Stored data
__________________________________________________
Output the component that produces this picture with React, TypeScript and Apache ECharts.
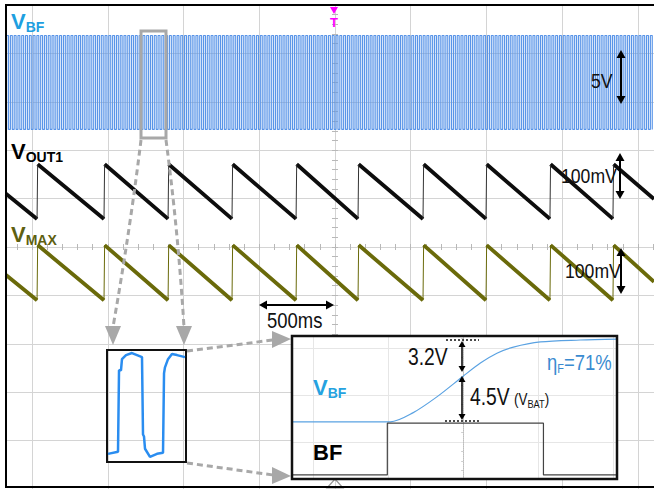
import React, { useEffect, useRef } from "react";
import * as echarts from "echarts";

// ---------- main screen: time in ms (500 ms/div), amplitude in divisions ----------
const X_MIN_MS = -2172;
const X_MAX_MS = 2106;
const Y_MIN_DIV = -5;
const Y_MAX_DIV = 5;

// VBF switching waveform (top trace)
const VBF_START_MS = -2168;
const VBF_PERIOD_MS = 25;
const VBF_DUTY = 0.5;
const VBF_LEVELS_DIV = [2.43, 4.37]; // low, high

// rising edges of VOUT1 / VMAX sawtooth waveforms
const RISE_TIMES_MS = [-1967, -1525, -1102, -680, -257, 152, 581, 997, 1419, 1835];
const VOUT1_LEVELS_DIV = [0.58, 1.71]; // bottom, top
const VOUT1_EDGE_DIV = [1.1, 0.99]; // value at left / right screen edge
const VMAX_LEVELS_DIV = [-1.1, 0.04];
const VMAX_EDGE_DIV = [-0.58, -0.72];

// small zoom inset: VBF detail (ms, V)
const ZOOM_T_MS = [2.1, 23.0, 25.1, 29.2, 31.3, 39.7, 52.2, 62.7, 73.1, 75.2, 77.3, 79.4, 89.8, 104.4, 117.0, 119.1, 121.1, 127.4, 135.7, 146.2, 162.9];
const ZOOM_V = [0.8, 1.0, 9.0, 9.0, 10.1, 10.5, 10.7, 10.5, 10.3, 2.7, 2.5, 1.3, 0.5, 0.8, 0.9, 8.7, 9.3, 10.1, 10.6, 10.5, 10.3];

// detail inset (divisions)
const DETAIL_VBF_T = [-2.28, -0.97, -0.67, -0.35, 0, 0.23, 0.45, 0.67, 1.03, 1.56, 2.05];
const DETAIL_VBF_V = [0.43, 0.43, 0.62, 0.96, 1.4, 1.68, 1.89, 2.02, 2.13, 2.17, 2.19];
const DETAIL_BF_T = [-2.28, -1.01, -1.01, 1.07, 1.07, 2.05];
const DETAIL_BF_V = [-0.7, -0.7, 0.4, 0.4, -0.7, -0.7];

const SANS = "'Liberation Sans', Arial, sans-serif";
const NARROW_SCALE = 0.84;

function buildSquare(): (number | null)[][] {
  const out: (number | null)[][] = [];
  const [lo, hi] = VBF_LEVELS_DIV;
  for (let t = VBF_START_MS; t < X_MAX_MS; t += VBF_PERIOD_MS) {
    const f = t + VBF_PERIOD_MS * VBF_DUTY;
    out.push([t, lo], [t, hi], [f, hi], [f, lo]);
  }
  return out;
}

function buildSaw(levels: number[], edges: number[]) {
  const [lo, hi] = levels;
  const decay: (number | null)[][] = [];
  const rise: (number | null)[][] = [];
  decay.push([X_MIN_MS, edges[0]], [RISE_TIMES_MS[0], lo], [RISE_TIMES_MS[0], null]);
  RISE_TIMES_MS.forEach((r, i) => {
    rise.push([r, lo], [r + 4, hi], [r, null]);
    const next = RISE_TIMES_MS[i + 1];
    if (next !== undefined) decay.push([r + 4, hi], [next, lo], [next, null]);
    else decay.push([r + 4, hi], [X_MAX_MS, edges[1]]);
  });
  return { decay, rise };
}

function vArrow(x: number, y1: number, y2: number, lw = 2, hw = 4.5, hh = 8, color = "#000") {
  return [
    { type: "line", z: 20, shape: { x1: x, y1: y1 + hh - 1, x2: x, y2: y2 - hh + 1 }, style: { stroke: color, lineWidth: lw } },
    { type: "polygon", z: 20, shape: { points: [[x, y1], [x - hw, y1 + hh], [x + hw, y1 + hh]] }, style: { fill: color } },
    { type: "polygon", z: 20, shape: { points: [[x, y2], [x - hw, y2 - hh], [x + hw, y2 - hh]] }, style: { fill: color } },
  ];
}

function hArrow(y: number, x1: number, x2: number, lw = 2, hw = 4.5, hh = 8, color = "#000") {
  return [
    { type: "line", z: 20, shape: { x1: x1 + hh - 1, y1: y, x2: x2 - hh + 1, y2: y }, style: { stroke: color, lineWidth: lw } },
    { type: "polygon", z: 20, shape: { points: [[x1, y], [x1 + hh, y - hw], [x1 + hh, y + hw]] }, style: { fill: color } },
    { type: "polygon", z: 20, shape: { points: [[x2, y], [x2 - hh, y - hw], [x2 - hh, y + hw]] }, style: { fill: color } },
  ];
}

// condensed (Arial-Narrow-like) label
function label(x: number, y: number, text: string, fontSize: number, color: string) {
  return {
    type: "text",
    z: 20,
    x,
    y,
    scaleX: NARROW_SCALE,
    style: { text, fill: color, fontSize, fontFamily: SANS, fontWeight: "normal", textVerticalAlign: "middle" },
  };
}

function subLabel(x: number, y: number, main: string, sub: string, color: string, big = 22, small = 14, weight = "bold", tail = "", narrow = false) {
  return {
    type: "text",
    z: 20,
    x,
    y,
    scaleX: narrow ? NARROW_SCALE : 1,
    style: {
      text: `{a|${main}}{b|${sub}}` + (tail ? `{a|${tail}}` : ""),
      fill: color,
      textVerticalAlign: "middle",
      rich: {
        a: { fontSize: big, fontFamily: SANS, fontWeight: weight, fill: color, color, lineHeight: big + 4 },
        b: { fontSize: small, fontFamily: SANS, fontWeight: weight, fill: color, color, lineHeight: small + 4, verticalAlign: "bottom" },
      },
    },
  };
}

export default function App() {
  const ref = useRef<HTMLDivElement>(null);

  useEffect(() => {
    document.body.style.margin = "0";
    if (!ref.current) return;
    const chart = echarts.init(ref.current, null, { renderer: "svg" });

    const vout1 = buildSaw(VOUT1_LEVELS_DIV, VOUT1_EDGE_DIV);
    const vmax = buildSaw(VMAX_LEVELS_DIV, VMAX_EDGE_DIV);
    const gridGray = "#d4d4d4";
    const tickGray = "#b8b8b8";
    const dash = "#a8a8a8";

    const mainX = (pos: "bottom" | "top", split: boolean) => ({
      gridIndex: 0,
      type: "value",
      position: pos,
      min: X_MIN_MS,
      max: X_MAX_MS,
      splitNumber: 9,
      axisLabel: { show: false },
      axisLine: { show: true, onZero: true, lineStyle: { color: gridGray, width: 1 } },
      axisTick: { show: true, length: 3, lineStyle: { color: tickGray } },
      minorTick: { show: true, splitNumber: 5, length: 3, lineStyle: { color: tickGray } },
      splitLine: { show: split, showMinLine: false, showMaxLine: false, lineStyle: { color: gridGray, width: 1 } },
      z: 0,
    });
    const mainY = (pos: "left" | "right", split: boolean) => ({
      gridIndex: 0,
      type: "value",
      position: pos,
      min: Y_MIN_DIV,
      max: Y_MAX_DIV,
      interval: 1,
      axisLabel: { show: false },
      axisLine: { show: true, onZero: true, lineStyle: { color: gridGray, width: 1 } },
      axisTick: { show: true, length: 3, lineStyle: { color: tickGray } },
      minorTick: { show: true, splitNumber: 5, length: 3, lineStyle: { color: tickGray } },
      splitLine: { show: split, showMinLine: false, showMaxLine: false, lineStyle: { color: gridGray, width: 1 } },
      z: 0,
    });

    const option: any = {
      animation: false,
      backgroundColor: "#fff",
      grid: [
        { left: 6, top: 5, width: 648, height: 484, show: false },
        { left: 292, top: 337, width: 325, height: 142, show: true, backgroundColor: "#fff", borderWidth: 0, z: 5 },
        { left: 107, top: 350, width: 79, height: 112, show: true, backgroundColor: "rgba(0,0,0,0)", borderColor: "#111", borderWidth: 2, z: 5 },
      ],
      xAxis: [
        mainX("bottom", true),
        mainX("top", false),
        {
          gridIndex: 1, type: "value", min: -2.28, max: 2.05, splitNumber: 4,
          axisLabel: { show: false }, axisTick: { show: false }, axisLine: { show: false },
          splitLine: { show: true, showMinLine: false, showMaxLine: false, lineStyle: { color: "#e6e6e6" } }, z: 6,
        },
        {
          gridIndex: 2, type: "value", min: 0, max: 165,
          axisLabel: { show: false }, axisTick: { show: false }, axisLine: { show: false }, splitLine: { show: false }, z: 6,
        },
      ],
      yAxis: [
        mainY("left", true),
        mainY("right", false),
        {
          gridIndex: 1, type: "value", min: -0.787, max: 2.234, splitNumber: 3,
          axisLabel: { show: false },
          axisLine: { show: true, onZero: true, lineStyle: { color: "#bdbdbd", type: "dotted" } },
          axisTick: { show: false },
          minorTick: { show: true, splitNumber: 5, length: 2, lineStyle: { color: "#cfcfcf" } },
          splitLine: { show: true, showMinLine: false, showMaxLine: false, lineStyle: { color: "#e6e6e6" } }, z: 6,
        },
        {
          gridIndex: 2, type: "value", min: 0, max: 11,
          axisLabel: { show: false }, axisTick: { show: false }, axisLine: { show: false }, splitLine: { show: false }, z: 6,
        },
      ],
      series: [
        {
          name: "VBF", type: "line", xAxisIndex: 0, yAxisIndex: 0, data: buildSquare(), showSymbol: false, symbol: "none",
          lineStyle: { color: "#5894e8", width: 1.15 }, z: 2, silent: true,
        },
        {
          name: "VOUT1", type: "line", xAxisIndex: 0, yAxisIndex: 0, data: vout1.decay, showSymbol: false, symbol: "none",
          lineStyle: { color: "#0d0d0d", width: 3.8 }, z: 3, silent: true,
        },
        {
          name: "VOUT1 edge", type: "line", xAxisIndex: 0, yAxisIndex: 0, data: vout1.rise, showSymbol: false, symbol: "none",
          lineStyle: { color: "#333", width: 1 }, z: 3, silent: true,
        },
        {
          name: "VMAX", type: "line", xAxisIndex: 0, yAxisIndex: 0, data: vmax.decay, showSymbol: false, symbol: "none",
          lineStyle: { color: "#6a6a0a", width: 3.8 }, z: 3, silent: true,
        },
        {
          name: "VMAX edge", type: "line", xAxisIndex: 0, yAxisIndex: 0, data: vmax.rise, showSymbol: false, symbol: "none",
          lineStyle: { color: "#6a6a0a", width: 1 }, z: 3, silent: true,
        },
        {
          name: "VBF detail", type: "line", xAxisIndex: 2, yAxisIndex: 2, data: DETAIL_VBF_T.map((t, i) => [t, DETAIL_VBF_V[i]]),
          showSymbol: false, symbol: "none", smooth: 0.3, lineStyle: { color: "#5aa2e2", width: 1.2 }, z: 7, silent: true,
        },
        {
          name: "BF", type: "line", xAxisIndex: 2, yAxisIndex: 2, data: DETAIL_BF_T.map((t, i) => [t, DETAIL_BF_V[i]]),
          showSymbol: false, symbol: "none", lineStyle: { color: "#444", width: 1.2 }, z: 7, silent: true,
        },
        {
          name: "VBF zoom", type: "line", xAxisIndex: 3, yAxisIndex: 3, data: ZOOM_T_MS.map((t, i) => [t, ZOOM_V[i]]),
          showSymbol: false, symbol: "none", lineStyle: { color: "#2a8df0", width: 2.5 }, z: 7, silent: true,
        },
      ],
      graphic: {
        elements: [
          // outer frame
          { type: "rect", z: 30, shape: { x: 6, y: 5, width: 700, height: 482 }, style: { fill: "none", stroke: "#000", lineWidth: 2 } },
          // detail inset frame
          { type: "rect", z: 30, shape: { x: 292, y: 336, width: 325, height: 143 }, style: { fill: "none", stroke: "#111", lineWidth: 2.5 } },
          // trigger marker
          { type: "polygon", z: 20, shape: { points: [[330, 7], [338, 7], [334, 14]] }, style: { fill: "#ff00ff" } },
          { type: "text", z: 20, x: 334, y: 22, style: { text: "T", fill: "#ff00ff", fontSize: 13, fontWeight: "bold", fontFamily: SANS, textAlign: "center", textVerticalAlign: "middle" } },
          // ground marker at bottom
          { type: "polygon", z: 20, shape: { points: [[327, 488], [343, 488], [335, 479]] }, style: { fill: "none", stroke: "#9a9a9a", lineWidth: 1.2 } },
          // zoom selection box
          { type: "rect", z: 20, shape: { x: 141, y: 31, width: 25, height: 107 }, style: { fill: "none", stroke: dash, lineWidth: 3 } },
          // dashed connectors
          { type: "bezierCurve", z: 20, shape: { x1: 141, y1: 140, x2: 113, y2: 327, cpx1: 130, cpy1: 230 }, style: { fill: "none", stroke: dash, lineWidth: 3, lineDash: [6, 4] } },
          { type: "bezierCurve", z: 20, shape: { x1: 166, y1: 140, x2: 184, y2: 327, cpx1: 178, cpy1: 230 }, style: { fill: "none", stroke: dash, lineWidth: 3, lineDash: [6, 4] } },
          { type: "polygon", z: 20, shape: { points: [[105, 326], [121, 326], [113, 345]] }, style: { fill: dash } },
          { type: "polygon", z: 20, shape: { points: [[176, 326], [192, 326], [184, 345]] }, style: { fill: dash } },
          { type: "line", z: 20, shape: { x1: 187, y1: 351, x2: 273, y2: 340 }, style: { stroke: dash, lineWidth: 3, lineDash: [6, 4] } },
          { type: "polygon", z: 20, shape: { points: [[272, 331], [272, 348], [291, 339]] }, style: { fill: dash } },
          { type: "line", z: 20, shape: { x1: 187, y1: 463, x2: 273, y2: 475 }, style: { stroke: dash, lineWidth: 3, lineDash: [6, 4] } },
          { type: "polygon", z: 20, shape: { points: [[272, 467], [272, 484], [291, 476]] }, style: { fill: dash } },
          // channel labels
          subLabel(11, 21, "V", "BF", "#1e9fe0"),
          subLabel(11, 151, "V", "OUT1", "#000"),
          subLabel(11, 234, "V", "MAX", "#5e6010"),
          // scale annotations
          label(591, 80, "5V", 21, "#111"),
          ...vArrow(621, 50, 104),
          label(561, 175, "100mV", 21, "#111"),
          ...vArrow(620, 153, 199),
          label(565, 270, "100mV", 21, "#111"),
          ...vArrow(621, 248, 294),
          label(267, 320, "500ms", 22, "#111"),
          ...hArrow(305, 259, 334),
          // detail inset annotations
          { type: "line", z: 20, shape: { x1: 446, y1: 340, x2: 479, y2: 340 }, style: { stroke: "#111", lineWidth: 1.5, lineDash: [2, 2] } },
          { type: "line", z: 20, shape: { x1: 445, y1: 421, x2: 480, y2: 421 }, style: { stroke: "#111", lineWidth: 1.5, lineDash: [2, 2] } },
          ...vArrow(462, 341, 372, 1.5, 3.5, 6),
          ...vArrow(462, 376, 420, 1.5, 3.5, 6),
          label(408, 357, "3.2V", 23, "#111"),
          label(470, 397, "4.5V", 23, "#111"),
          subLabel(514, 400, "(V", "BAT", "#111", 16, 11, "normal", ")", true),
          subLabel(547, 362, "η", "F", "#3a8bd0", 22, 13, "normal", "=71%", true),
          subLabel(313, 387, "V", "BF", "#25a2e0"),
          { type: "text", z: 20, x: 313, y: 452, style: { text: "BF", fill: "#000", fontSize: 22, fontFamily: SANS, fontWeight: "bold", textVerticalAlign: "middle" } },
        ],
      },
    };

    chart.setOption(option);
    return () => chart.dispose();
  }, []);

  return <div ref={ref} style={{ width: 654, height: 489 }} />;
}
__________________________________________________
Work to do
Pictures stay out. Repeat only the lines from the beginning of the data through the line that has "const NARROW_SCALE = 0.84;".

Full response
Output the component that produces this picture with React, TypeScript and Apache ECharts.
import React, { useEffect, useRef } from "react";
import * as echarts from "echarts";

// ---------- main screen: time in ms (500 ms/div), amplitude in divisions ----------
const X_MIN_MS = -2172;
const X_MAX_MS = 2106;
const Y_MIN_DIV = -5;
const Y_MAX_DIV = 5;

// VBF switching waveform (top trace)
const VBF_START_MS = -2168;
const VBF_PERIOD_MS = 25;
const VBF_DUTY = 0.5;
const VBF_LEVELS_DIV = [2.43, 4.37]; // low, high

// rising edges of VOUT1 / VMAX sawtooth waveforms
const RISE_TIMES_MS = [-1967, -1525, -1102, -680, -257, 152, 581, 997, 1419, 1835];
const VOUT1_LEVELS_DIV = [0.58, 1.71]; // bottom, top
const VOUT1_EDGE_DIV = [1.1, 0.99]; // value at left / right screen edge
const VMAX_LEVELS_DIV = [-1.1, 0.04];
const VMAX_EDGE_DIV = [-0.58, -0.72];

// small zoom inset: VBF detail (ms, V)
const ZOOM_T_MS = [2.1, 23.0, 25.1, 29.2, 31.3, 39.7, 52.2, 62.7, 73.1, 75.2, 77.3, 79.4, 89.8, 104.4, 117.0, 119.1, 121.1, 127.4, 135.7, 146.2, 162.9];
const ZOOM_V = [0.8, 1.0, 9.0, 9.0, 10.1, 10.5, 10.7, 10.5, 10.3, 2.7, 2.5, 1.3, 0.5, 0.8, 0.9, 8.7, 9.3, 10.1, 10.6, 10.5, 10.3];

// detail inset (divisions)
const DETAIL_VBF_T = [-2.28, -0.97, -0.67, -0.35, 0, 0.23, 0.45, 0.67, 1.03, 1.56, 2.05];
const DETAIL_VBF_V = [0.43, 0.43, 0.62, 0.96, 1.4, 1.68, 1.89, 2.02, 2.13, 2.17, 2.19];
const DETAIL_BF_T = [-2.28, -1.01, -1.01, 1.07, 1.07, 2.05];
const DETAIL_BF_V = [-0.7, -0.7, 0.4, 0.4, -0.7, -0.7];

const SANS = "'Liberation Sans', Arial, sans-serif";
const NARROW_SCALE = 0.84;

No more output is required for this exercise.